### [Record set]
━━━━━━━━━━━━━━━━━━━━

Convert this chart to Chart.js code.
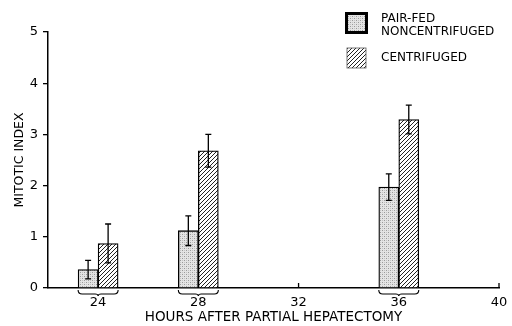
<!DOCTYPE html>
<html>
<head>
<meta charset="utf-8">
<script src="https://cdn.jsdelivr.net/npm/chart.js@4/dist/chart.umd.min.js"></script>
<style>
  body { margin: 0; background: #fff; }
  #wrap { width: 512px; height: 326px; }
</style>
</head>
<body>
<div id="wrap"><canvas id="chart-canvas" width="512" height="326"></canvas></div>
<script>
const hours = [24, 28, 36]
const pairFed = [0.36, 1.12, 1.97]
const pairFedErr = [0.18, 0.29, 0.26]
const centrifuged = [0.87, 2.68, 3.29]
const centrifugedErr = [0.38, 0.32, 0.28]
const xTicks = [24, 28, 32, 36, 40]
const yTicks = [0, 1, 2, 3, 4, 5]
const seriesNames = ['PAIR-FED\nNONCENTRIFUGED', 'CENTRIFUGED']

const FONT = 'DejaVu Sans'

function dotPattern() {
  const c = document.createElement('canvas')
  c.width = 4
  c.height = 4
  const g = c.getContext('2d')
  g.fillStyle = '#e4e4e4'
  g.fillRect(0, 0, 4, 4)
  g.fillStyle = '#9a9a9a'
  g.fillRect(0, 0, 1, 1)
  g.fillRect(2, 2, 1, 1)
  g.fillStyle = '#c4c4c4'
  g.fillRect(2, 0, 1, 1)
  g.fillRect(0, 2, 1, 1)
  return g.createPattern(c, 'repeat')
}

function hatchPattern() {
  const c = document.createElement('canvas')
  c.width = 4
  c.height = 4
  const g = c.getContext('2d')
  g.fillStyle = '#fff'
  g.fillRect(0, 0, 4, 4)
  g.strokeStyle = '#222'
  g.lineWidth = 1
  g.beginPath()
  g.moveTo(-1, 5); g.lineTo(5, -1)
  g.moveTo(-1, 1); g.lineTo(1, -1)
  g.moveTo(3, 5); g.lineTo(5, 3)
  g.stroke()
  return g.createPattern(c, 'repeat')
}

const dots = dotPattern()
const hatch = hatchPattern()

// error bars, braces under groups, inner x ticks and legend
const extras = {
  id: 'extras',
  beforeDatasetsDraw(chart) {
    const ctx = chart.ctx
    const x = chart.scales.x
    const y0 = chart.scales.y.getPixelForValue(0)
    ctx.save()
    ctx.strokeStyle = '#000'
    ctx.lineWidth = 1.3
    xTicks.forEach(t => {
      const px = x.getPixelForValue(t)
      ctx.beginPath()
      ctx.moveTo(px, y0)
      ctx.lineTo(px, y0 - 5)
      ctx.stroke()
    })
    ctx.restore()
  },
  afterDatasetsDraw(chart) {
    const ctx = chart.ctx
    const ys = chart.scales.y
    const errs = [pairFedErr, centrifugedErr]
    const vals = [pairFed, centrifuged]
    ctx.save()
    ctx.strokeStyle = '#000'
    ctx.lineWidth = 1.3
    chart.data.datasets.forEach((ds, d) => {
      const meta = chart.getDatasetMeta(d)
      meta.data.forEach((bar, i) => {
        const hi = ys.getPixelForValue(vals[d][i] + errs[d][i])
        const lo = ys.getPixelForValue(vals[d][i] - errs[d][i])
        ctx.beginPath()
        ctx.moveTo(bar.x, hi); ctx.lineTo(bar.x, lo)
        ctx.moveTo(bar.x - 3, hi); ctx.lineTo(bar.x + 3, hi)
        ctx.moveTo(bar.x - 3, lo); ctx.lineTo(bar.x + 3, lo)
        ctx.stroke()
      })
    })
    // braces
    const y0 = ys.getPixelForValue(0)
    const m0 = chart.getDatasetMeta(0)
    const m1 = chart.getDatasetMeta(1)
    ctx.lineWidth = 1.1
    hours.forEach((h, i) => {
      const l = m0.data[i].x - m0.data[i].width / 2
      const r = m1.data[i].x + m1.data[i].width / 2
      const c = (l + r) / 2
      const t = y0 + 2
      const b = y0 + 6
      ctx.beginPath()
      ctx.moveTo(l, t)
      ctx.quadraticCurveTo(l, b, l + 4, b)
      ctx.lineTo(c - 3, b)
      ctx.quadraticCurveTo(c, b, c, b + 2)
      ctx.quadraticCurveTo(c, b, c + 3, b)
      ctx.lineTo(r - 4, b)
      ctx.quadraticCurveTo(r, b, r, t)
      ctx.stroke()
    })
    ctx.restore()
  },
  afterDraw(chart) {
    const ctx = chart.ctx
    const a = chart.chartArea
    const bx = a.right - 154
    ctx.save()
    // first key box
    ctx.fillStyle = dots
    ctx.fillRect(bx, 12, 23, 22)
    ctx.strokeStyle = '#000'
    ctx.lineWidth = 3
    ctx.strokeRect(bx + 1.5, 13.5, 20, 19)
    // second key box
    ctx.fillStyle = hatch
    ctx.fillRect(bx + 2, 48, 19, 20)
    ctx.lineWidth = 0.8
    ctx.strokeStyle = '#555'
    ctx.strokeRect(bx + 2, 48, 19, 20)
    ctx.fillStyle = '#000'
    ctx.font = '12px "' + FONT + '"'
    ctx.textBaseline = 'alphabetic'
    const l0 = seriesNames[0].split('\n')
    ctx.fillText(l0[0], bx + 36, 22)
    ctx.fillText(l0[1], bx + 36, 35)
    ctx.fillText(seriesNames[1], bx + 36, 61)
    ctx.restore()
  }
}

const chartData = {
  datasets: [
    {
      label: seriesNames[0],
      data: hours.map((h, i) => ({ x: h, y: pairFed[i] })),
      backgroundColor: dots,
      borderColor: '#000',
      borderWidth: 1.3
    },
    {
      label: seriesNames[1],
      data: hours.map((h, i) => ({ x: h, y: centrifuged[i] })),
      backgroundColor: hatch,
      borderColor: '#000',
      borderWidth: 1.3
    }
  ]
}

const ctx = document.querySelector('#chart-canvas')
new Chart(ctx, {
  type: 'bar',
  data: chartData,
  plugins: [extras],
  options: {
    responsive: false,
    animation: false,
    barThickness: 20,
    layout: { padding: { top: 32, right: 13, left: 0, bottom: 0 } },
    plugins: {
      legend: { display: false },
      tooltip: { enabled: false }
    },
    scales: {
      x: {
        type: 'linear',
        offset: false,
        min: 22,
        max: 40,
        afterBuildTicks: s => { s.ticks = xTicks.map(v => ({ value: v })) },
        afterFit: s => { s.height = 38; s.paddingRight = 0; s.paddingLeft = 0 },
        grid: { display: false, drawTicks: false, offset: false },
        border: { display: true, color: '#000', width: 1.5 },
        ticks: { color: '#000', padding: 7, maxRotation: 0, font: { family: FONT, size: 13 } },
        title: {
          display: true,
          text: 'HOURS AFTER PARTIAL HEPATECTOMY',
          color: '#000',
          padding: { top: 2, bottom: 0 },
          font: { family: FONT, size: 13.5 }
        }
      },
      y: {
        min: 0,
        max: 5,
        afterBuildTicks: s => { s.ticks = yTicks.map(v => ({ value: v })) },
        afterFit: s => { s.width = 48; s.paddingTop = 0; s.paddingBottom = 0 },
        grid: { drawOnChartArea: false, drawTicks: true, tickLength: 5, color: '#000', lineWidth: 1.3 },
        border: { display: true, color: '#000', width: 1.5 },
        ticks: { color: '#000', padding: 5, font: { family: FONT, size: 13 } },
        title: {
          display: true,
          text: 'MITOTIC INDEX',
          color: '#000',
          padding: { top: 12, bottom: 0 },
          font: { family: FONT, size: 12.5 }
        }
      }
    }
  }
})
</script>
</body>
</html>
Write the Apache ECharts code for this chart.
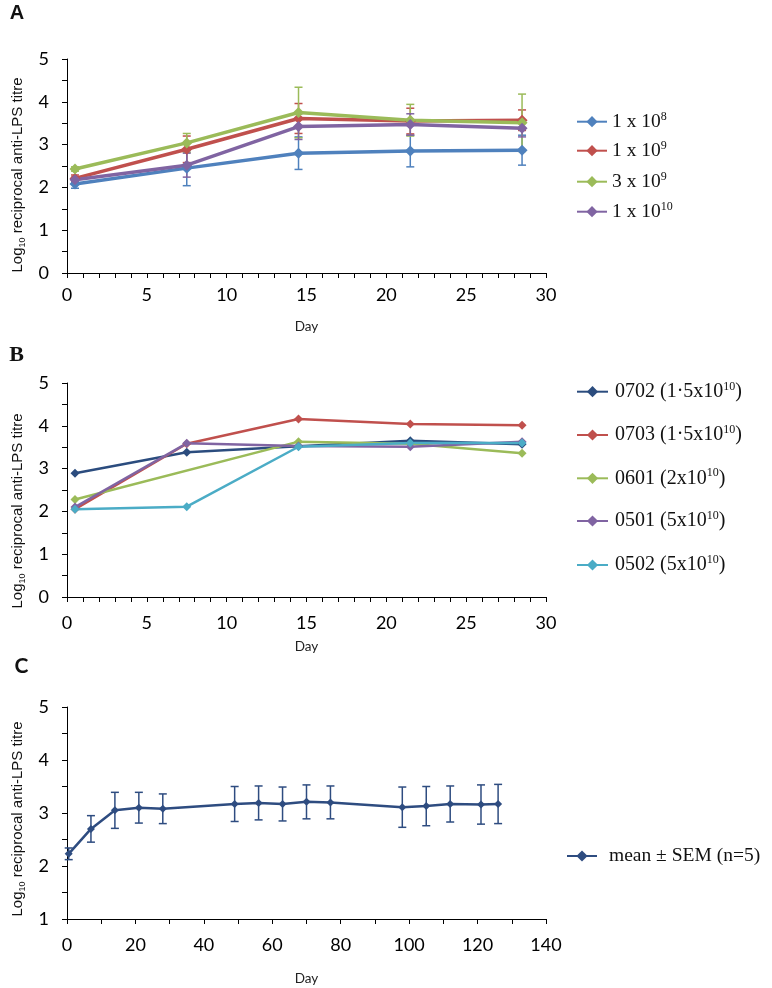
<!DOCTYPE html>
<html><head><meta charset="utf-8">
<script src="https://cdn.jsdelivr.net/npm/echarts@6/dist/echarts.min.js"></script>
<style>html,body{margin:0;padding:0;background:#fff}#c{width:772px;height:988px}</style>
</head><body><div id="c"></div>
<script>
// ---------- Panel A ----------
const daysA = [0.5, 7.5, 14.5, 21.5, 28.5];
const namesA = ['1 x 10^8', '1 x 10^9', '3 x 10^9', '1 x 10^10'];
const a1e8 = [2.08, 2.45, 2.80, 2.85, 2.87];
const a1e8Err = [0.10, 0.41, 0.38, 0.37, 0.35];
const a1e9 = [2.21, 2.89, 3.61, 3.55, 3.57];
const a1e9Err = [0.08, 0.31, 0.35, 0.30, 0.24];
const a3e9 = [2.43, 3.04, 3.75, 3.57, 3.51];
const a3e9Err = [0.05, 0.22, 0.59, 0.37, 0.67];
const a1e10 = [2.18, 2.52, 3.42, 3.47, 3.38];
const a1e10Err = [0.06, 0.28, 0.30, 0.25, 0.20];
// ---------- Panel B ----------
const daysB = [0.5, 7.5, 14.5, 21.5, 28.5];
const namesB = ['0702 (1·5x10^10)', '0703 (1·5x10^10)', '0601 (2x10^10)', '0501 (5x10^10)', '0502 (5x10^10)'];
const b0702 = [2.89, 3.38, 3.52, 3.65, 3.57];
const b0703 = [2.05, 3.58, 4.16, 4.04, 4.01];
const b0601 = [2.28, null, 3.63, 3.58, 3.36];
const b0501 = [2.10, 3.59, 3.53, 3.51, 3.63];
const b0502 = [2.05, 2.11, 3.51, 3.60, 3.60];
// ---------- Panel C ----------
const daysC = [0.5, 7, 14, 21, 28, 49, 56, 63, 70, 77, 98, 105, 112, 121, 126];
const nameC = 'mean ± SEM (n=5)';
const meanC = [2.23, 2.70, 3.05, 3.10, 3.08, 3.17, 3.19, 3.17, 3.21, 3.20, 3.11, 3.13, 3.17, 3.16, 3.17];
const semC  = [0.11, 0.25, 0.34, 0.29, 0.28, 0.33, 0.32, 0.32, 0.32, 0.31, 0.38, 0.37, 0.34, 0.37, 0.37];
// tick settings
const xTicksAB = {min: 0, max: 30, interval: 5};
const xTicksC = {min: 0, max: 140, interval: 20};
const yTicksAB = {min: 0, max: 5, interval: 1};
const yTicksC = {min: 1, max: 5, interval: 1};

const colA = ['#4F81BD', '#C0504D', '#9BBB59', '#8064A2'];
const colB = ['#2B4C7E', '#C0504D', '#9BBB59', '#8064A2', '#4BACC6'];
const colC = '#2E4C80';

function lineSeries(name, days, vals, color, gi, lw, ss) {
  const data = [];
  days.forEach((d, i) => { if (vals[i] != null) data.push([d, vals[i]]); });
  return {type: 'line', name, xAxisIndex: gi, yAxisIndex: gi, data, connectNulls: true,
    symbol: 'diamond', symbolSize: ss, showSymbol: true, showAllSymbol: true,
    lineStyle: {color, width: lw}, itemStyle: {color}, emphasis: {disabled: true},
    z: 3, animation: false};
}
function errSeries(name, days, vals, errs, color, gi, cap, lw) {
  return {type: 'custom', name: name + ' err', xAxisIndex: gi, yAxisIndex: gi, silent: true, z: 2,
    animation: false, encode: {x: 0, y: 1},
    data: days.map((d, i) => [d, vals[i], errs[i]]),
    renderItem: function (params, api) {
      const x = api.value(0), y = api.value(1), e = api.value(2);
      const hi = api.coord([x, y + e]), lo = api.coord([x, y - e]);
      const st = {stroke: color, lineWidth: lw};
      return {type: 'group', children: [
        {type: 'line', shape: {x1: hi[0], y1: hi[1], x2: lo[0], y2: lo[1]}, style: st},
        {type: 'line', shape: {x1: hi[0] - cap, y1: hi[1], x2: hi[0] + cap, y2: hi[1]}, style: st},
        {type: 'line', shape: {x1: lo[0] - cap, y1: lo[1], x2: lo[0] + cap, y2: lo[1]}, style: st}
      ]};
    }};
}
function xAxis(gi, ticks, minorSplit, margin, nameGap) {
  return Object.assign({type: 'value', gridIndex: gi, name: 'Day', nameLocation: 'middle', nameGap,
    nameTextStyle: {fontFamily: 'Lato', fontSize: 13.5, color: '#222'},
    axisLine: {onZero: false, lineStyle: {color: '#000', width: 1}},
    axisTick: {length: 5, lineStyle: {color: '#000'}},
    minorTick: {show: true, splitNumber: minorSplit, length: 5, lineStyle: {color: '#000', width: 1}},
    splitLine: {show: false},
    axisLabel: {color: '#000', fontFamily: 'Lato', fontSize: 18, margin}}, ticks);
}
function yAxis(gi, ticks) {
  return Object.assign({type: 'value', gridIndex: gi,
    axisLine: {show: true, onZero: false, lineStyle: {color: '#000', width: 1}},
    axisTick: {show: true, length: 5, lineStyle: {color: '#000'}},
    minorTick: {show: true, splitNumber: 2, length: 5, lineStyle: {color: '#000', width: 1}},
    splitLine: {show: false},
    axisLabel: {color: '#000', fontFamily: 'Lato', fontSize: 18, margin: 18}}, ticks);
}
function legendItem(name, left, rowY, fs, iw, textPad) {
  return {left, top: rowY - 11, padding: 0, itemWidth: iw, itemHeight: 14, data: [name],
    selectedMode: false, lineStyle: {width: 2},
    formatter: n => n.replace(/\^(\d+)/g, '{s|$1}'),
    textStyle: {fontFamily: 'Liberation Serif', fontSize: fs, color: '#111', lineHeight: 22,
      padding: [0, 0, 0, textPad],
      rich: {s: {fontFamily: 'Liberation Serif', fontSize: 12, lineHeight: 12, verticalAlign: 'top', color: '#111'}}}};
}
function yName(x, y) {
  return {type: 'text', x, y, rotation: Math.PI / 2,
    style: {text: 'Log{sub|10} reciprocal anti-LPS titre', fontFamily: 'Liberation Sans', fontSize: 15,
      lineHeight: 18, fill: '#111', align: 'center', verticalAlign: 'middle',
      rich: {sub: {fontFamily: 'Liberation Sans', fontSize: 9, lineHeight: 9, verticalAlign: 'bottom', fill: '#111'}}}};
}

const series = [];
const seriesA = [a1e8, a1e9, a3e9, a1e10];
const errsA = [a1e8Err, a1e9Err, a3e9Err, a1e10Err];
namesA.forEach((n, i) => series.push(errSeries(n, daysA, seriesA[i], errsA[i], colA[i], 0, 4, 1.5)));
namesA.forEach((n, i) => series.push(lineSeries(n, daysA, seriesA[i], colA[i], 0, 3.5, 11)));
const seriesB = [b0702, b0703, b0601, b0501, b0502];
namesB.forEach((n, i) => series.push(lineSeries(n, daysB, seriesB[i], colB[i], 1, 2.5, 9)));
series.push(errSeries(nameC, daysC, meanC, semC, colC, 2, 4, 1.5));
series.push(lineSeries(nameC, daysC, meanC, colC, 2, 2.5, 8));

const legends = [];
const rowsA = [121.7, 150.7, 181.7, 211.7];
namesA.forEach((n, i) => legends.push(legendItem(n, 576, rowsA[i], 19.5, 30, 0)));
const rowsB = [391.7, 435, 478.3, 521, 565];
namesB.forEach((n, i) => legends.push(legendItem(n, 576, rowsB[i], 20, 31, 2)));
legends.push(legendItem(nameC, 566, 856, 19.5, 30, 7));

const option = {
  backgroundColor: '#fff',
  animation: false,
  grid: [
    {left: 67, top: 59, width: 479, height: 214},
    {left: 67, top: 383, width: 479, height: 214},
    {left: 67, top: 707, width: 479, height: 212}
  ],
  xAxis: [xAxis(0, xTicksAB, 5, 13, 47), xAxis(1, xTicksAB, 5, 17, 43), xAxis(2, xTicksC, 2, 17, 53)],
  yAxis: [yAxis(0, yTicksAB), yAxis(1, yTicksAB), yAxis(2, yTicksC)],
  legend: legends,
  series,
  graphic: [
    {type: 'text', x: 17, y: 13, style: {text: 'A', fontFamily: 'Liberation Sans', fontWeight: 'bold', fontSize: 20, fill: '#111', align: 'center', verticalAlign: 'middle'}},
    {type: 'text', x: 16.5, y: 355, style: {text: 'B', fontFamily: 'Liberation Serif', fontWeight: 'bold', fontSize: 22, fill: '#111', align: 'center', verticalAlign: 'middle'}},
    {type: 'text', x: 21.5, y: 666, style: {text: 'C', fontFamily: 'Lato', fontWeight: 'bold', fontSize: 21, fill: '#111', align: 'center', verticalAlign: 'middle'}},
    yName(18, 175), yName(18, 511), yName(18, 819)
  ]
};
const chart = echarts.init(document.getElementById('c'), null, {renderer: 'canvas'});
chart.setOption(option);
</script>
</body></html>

━━━━━━━━━━━━━━━━━━━━

Skip the pictures, please, and transcribe only the lines from the beginning of the material through the one that contains "const FONT = 'DejaVu Sans'".

Convert this chart to Chart.js code.
<!DOCTYPE html>
<html>
<head>
<meta charset="utf-8">
<script src="https://cdn.jsdelivr.net/npm/chart.js@4/dist/chart.umd.min.js"></script>
<style>
  body { margin: 0; background: #fff; }
  #wrap { width: 512px; height: 326px; }
</style>
</head>
<body>
<div id="wrap"><canvas id="chart-canvas" width="512" height="326"></canvas></div>
<script>
const hours = [24, 28, 36]
const pairFed = [0.36, 1.12, 1.97]
const pairFedErr = [0.18, 0.29, 0.26]
const centrifuged = [0.87, 2.68, 3.29]
const centrifugedErr = [0.38, 0.32, 0.28]
const xTicks = [24, 28, 32, 36, 40]
const yTicks = [0, 1, 2, 3, 4, 5]
const seriesNames = ['PAIR-FED\nNONCENTRIFUGED', 'CENTRIFUGED']

const FONT = 'DejaVu Sans'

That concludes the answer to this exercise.